Colin Traynor, 29, was marked as being able to work as part of the government's overhaul of the welfare system.
He appealed against the decision but died before finding out the result which was ultimately successful.
His family learned the appeal verdict five weeks after his death in April.
Mr Traynor's father Ray said: "I firmly believe - 100% believe - that the system this government introduced has killed my son."
There have been protests against the reforms outside the Department of Work and Pensions
Mr Traynor told Channel Four News the appeal process should have been carried out more quickly, which would have eased his son's stress.
He criticised the bureaucracy which he believed led to delays in hearing the appeal.
"I don't want some government minister telling me what he can do, some penpusher in London - they don't even know my son, they've no idea whatsoever," said Mr Traynor, from Oldham, Greater Manchester.
"You've got to change the system we've got today. You've got to stop other people going through this.
"The assessment is wrong.
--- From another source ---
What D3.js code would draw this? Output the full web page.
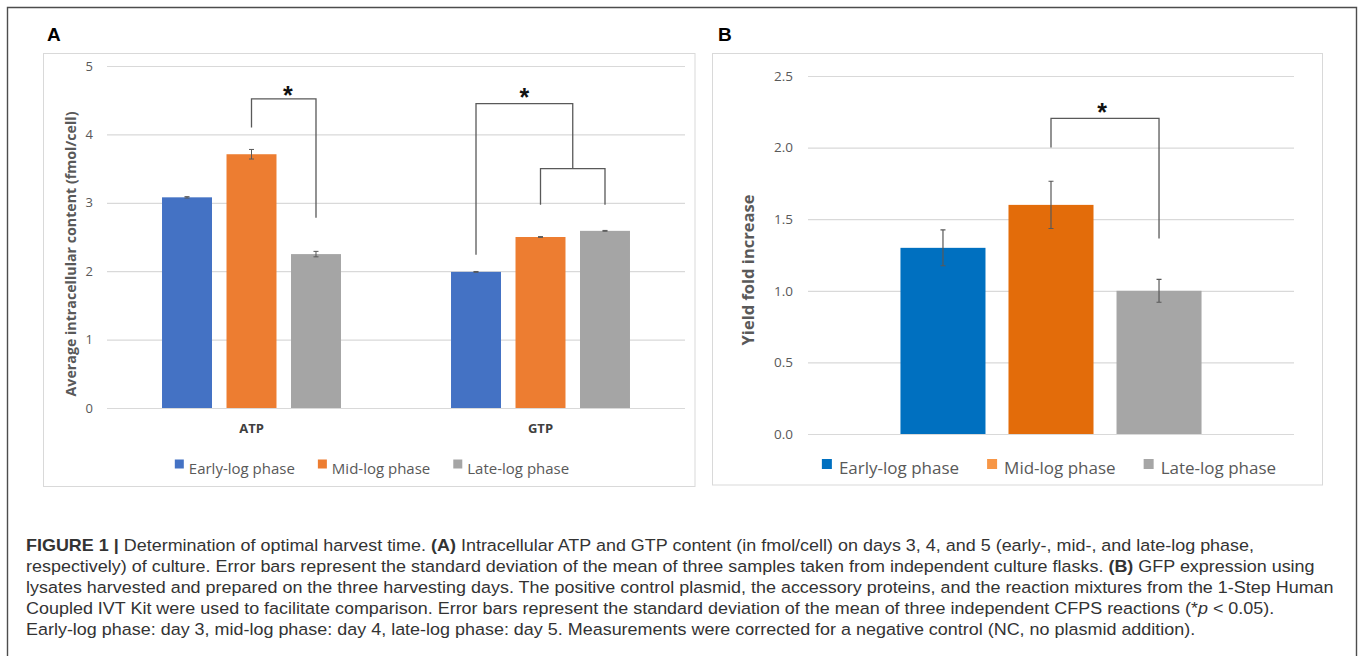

There are other people like my son out there with different illnesses, and they are going through the same (thing).
"People are dying."
Protests outside Atos moved to DWP headquarters Caxton House, where scuffles broke out between protesters and police earlier this year
The original work capability assessment was carried out by the French firm Atos, which has sparked anger with some of its controversial decisions to judge people fit for employment.
But ministers believe the new system is fairer in deciding what sort of work claimants can perform.
A Department for Work and Pensions spokeswoman said: "A decision on whether someone is well enough to work is taken following a thorough face-to-face assessment and after consideration of all the supporting medical evidence from the claimant's GP or medical specialist.
"We encourage people to provide as much medical evidence as possible when they apply for Employment Support Allowance, and often people who are found fit for work only provide the necessary evidence when they ask for a reconsideration or an appeal.
"Since 2010 we have considerably improved the work capability assessment process, giving people a more tailored and personal service."
In a statement, Atos said: "Our trained doctors, nurses and physiotherapists strictly follow the guidelines given to them by the Government when conducting assessments and make no decisions on a person's eligibility for benefits."